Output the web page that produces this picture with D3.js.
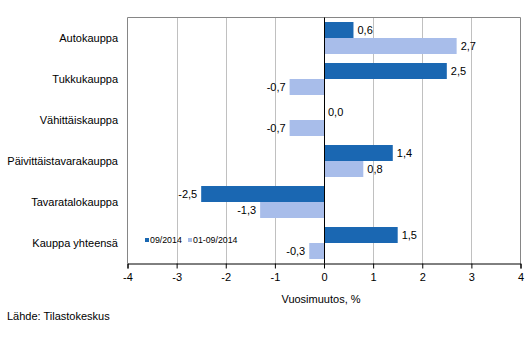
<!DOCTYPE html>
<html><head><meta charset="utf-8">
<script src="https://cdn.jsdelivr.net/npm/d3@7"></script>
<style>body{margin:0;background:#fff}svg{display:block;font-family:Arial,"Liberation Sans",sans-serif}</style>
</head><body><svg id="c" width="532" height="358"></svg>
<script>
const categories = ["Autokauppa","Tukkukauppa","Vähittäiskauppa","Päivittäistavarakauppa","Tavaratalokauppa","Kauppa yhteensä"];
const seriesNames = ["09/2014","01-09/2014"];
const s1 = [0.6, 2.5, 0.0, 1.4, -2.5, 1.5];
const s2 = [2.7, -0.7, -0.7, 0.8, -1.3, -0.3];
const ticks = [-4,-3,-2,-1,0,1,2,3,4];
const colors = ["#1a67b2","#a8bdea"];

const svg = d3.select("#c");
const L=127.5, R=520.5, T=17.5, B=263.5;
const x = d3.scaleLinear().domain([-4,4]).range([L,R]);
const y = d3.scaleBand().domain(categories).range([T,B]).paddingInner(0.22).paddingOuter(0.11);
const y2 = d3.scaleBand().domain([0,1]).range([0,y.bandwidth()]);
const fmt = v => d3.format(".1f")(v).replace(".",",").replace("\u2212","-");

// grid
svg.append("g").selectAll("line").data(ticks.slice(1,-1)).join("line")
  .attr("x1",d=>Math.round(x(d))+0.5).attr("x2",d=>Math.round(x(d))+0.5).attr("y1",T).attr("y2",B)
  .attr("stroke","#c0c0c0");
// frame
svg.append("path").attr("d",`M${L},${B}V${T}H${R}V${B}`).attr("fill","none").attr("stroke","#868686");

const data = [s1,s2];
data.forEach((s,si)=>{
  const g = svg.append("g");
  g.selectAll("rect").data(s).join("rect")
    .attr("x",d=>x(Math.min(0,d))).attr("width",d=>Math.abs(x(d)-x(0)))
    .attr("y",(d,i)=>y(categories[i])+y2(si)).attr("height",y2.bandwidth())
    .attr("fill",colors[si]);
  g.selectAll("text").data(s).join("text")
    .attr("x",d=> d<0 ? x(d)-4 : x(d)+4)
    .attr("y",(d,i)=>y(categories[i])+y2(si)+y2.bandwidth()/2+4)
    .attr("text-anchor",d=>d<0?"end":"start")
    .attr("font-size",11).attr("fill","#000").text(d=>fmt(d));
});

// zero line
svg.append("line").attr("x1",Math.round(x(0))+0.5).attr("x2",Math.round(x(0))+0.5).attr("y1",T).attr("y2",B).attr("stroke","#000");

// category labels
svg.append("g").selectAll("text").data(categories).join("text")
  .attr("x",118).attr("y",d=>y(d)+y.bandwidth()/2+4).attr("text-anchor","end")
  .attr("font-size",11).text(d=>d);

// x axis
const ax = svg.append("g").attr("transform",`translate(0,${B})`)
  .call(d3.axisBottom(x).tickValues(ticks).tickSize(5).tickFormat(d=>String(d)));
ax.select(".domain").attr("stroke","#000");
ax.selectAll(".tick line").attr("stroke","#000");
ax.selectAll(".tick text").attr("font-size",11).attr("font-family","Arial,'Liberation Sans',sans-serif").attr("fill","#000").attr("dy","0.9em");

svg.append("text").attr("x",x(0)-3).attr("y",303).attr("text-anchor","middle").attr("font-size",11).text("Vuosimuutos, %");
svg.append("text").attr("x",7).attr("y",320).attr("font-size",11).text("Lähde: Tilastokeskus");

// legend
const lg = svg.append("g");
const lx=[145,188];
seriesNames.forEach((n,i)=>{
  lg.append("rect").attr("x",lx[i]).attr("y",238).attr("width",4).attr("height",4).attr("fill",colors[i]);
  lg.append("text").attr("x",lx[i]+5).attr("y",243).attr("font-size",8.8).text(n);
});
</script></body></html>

════════════════════

## WHAT TO PRODUCE
Copy the data exactly. Any picture it contains is to be omitted.

## EXPECTED ANSWER
Output the web page that produces this picture with D3.js.
<!DOCTYPE html>
<html><head><meta charset="utf-8">
<script src="https://cdn.jsdelivr.net/npm/d3@7"></script>
<style>body{margin:0;background:#fff}svg{display:block;font-family:Arial,"Liberation Sans",sans-serif}</style>
</head><body><svg id="c" width="532" height="358"></svg>
<script>
const categories = ["Autokauppa","Tukkukauppa","Vähittäiskauppa","Päivittäistavarakauppa","Tavaratalokauppa","Kauppa yhteensä"];
const seriesNames = ["09/2014","01-09/2014"];
const s1 = [0.6, 2.5, 0.0, 1.4, -2.5, 1.5];
const s2 = [2.7, -0.7, -0.7, 0.8, -1.3, -0.3];
const ticks = [-4,-3,-2,-1,0,1,2,3,4];
const colors = ["#1a67b2","#a8bdea"];

const svg = d3.select("#c");
const L=127.5, R=520.5, T=17.5, B=263.5;
const x = d3.scaleLinear().domain([-4,4]).range([L,R]);
const y = d3.scaleBand().domain(categories).range([T,B]).paddingInner(0.22).paddingOuter(0.11);
const y2 = d3.scaleBand().domain([0,1]).range([0,y.bandwidth()]);
const fmt = v => d3.format(".1f")(v).replace(".",",").replace("\u2212","-");

// grid
svg.append("g").selectAll("line").data(ticks.slice(1,-1)).join("line")
  .attr("x1",d=>Math.round(x(d))+0.5).attr("x2",d=>Math.round(x(d))+0.5).attr("y1",T).attr("y2",B)
  .attr("stroke","#c0c0c0");
// frame
svg.append("path").attr("d",`M${L},${B}V${T}H${R}V${B}`).attr("fill","none").attr("stroke","#868686");

const data = [s1,s2];
data.forEach((s,si)=>{
  const g = svg.append("g");
  g.selectAll("rect").data(s).join("rect")
    .attr("x",d=>x(Math.min(0,d))).attr("width",d=>Math.abs(x(d)-x(0)))
    .attr("y",(d,i)=>y(categories[i])+y2(si)).attr("height",y2.bandwidth())
    .attr("fill",colors[si]);
  g.selectAll("text").data(s).join("text")
    .attr("x",d=> d<0 ? x(d)-4 : x(d)+4)
    .attr("y",(d,i)=>y(categories[i])+y2(si)+y2.bandwidth()/2+4)
    .attr("text-anchor",d=>d<0?"end":"start")
    .attr("font-size",11).attr("fill","#000").text(d=>fmt(d));
});

// zero line
svg.append("line").attr("x1",Math.round(x(0))+0.5).attr("x2",Math.round(x(0))+0.5).attr("y1",T).attr("y2",B).attr("stroke","#000");

// category labels
svg.append("g").selectAll("text").data(categories).join("text")
  .attr("x",118).attr("y",d=>y(d)+y.bandwidth()/2+4).attr("text-anchor","end")
  .attr("font-size",11).text(d=>d);

// x axis
const ax = svg.append("g").attr("transform",`translate(0,${B})`)
  .call(d3.axisBottom(x).tickValues(ticks).tickSize(5).tickFormat(d=>String(d)));
ax.select(".domain").attr("stroke","#000");
ax.selectAll(".tick line").attr("stroke","#000");
ax.selectAll(".tick text").attr("font-size",11).attr("font-family","Arial,'Liberation Sans',sans-serif").attr("fill","#000").attr("dy","0.9em");

svg.append("text").attr("x",x(0)-3).attr("y",303).attr("text-anchor","middle").attr("font-size",11).text("Vuosimuutos, %");
svg.append("text").attr("x",7).attr("y",320).attr("font-size",11).text("Lähde: Tilastokeskus");

// legend
const lg = svg.append("g");
const lx=[145,188];
seriesNames.forEach((n,i)=>{
  lg.append("rect").attr("x",lx[i]).attr("y",238).attr("width",4).attr("height",4).attr("fill",colors[i]);
  lg.append("text").attr("x",lx[i]+5).attr("y",243).attr("font-size",8.8).text(n);
});
</script></body></html>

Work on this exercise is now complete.